Ighli Vannucchi sull’Empoli, qui è casa mia: "Le ultime imprese? Risultati straordinari"
L’ex fantasista azzurro ricorda la sua carriera: "Mai andato in piazze che sapevo che non mi avrebbero rispecchiato come carattere"
di Ilaria Masini
Intelligenza calcistica fuori dal comune, abbinata a grandi doti tecniche, Ighli Vannucchi a Empoli è stato uno dei giocatori più amati.
Le imprese al Franchi e al Maradona che segnale sono?
"Penso che siano risultati straordinari che andranno però affiancati a dei successi contro le piccole. Conta tanto anche l’aspetto mentale e anche in questo Andreazzoli è molto bravo. I risultati non arrivano mai a caso o per fortuna. Ora stanno ingranando e trovando la totale convinzione contro tutti gli avversari per arrivare a una serena salvezza".
L’esperienza in certi casi conta tanto, e non solo in panchina...
"È tutto, senza quella non si può ottenere nulla. In ogni settore lavorativo serve il giovane, il medio e l’anziano per avere un quadro della situazione totale. A volte puntare troppo soltanto sulla gioventù non è la strada migliore perché nei momenti di difficoltà, serve l’esperienza delle persone che trasmettono tranquillità. Lo spogliatoio è sempre un’alchimia dove conta tanto il ’nonno’ che dà fiducia a tutti".
Anche lei ne sa qualcosa, da questo punto di vista...
"Nel ’mio’ Empoli siamo riusciti a raggiungere la Uefa, dopo un percorso fatto di tanti anni insieme e di uno zoccolo storico che ha trascinato la formazione verso traguardi impensabili".
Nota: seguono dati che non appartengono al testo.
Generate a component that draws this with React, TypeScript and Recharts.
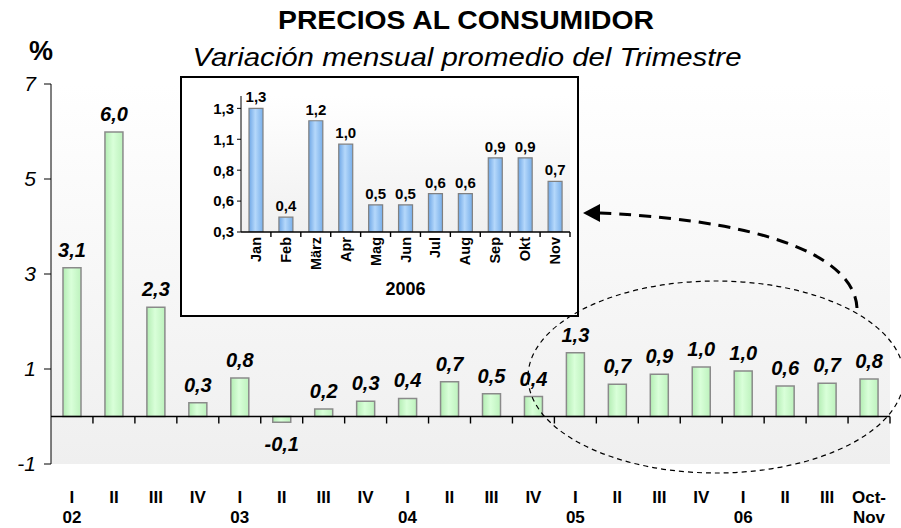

Chi erano i leader di quella squadra, oltre a lei?
"Buscé, Balli, Pratali, Vanigli che è l’esempio di come non sia necessario essere sempre titolare per essere indispensabile".
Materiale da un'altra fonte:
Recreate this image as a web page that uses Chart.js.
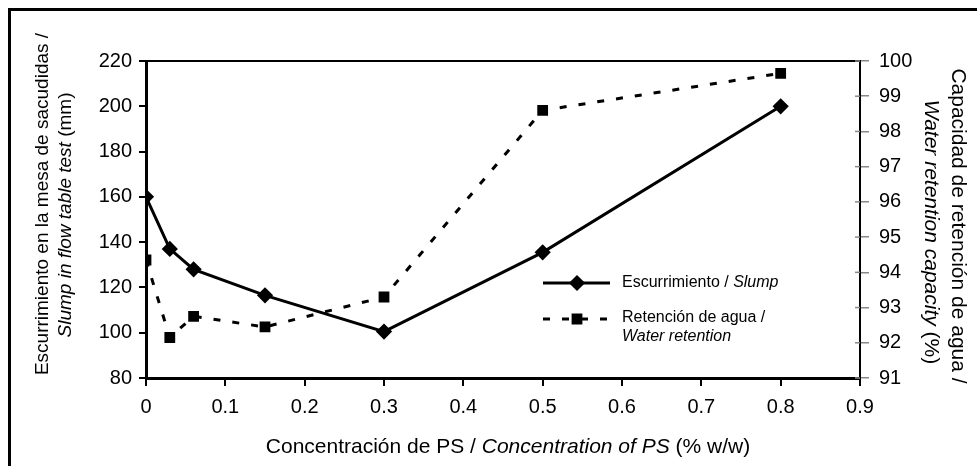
<!DOCTYPE html>
<html>
<head>
<meta charset="utf-8">
<script src="https://cdn.jsdelivr.net/npm/chart.js@4.4.0/dist/chart.umd.min.js"></script>
<style>
  html, body { margin: 0; padding: 0; background: #fff; }
</style>
</head>
<body>
<canvas id="grafico" width="977" height="466"></canvas>
<script>
// Datos
const concentracion = [0, 0.03, 0.06, 0.15, 0.3, 0.5, 0.8];
const escurrimiento = [160, 137, 128, 116.5, 100.5, 135.5, 200];
const retencion = [94.35, 92.15, 92.75, 92.45, 93.3, 98.6, 99.65];

const ticksX = [0, 0.1, 0.2, 0.3, 0.4, 0.5, 0.6, 0.7, 0.8, 0.9];
const ticksIzq = [80, 100, 120, 140, 160, 180, 200, 220];
const ticksDer = [91, 92, 93, 94, 95, 96, 97, 98, 99, 100];

const FUENTE = '"Liberation Sans", Arial, sans-serif';
Chart.defaults.font.family = FUENTE;
Chart.defaults.color = '#000';

// Texto con partes en cursiva
function textoMixto(c, partes, x, y, rot, size, alinear) {
  c.save();
  c.translate(x, y);
  c.rotate(rot);
  const fuente = it => (it ? 'italic ' : '') + size + 'px ' + FUENTE;
  let total = 0;
  partes.forEach(([t, it]) => { c.font = fuente(it); total += c.measureText(t).width; });
  let pos = alinear === 'left' ? 0 : -total / 2;
  c.textAlign = 'left';
  c.textBaseline = 'middle';
  c.fillStyle = '#000';
  partes.forEach(([t, it]) => {
    c.font = fuente(it);
    c.fillText(t, pos, 0);
    pos += c.measureText(t).width;
  });
  c.restore();
}

const marco = {
  id: 'marco',
  afterDraw(chart) {
    const c = chart.ctx;
    const a = chart.chartArea;
    c.save();
    c.strokeStyle = '#000';

    // borde exterior
    c.lineWidth = 3;
    c.beginPath();
    c.moveTo(9.5, chart.height + 5);
    c.lineTo(9.5, 9.5);
    c.lineTo(chart.width + 5, 9.5);
    c.stroke();

    // borde superior del área
    c.lineWidth = 2;
    c.beginPath();
    c.moveTo(a.left, a.top);
    c.lineTo(a.right, a.top);
    c.stroke();

    // marcas del eje derecho hacia dentro
    c.strokeStyle = '#888';
    c.lineWidth = 1.5;
    chart.scales.y2.ticks.forEach(t => {
      const py = chart.scales.y2.getPixelForValue(t.value);
      c.beginPath();
      c.moveTo(a.right - 5, py);
      c.lineTo(a.right, py);
      c.stroke();
    });
    c.strokeStyle = '#000';

    // títulos de ejes
    textoMixto(c, [['Escurrimiento en la mesa de sacudidas /', false]], 43, 204, -Math.PI / 2, 19);
    textoMixto(c, [['Slump in flow table test', true], [' (mm)', false]], 66, 215, -Math.PI / 2, 19);
    textoMixto(c, [['Capacidad de retención de agua /', false]], 958, 226, Math.PI / 2, 21);
    textoMixto(c, [['Water retention capacity', true], [' (%)', false]], 931, 232, Math.PI / 2, 21);
    textoMixto(c, [['Concentración de PS / ', false], ['Concentration of PS', true], [' (% w/w)', false]], 508, 447, 0, 21);

    // leyenda
    c.fillStyle = '#000';
    c.lineWidth = 3;
    c.beginPath();
    c.moveTo(543, 283);
    c.lineTo(610, 283);
    c.stroke();
    Chart.helpers.drawPoint(c, { pointStyle: 'rectRot', radius: 6, borderWidth: 1 }, 577, 283);

    c.setLineDash([7, 12]);
    c.beginPath();
    c.moveTo(543, 319);
    c.lineTo(612, 319);
    c.stroke();
    c.setLineDash([]);
    Chart.helpers.drawPoint(c, { pointStyle: 'rect', radius: 5.5, borderWidth: 1 }, 577, 319);

    textoMixto(c, [['Escurrimiento / ', false], ['Slump', true]], 622, 283, 0, 16, 'left');
    textoMixto(c, [['Retención de agua /', false]], 622, 318, 0, 16, 'left');
    textoMixto(c, [['Water retention', true]], 622, 337, 0, 16, 'left');
    c.restore();
  }
};

new Chart(document.getElementById('grafico'), {
  type: 'line',
  data: {
    datasets: [
      {
        label: 'Escurrimiento / Slump',
        data: concentracion.map((x, i) => ({ x, y: escurrimiento[i] })),
        yAxisID: 'y',
        borderColor: '#000',
        backgroundColor: '#000',
        pointBorderColor: '#000',
        borderWidth: 3,
        pointStyle: 'rectRot',
        pointRadius: 6,
        tension: 0
      },
      {
        label: 'Retención de agua / Water retention',
        data: concentracion.map((x, i) => ({ x, y: retencion[i] })),
        yAxisID: 'y2',
        borderColor: '#000',
        backgroundColor: '#000',
        pointBorderColor: '#000',
        borderWidth: 3,
        borderDash: [7, 12],
        pointStyle: 'rect',
        pointRadius: 5.5,
        tension: 0
      }
    ]
  },
  options: {
    responsive: false,
    animation: false,
    layout: { padding: { top: 61 } },
    plugins: {
      legend: { display: false },
      tooltip: { enabled: false }
    },
    scales: {
      x: {
        type: 'linear',
        min: 0,
        max: 0.9,
        afterBuildTicks: s => { s.ticks = ticksX.map(v => ({ value: v })); },
        afterFit: s => { s.height = 88; },
        ticks: { font: { size: 20 }, padding: 9, maxRotation: 0, autoSkip: false, callback: v => String(v) },
        grid: { drawOnChartArea: false, tickLength: 8, color: '#000', lineWidth: 2 },
        border: { color: '#000', width: 3 }
      },
      y: {
        position: 'left',
        min: 80,
        max: 220,
        afterBuildTicks: s => { s.ticks = ticksIzq.map(v => ({ value: v })); },
        afterFit: s => { s.width = 146; },
        ticks: { font: { size: 20 }, padding: 7 },
        grid: { drawOnChartArea: false, tickLength: 7, color: '#000', lineWidth: 2 },
        border: { color: '#000', width: 3 }
      },
      y2: {
        position: 'right',
        min: 91,
        max: 100,
        afterBuildTicks: s => { s.ticks = ticksDer.map(v => ({ value: v })); },
        afterFit: s => { s.width = 117; },
        ticks: { font: { size: 20 }, padding: 10 },
        grid: { drawOnChartArea: false, tickLength: 9, color: '#888', lineWidth: 1.5 },
        border: { color: '#000', width: 2 }
      }
    }
  },
  plugins: [marco]
});
</script>
</body>
</html>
Tornando all’attualità e ai giovani, cosa pensa di Baldanzi?
"Essendo un dieci, nel senso di fantasista, già per questo è in zona protezione totale" (ride, ndr)
Un ruolo da tutelare?
"É una posizione che non deve mai essere imbrigliata perché sarebbe come togliere la fantasia a un pittore, a un artista. I trequartisti vanno protetti come i panda in via d’estinzione".
Il merito dell’Empoli è anche quello di cedere dei giocatori, vedi Parisi e Vicario la scorsa estate, e comunque avere in casa altri ragazzi pronti.
"Il club nella sua storia ha sempre valorizzato il prodotto interno, con un vivaio che credo sia il primo in Italia. I giovani sono una garanzia per il futuro".
Nel suo libro autobiografico “Nel segno di Ighli“ che cosa racconta?
"È una storia un po’ controcorrente per i tempi che corrono. È la vita di un fantasista di periferia che ha fatto una scelta d’amore verso il calcio, seguendo la passione e l’istinto. Nella vita mi sono sempre piaciute le cose semplici, senza trasferirmi in piazze che non mi avrebbero rispecchiato come carattere e dove non sarei emerso. Empoli invece è come casa mia, dove mi sono divertito e ho ottenuto tutto ciò che volevo. Nessun altro poteva disturbarmi venendomi a cercare sul mercato, nemmeno l’Inter che a un certo punto si era interessata a me".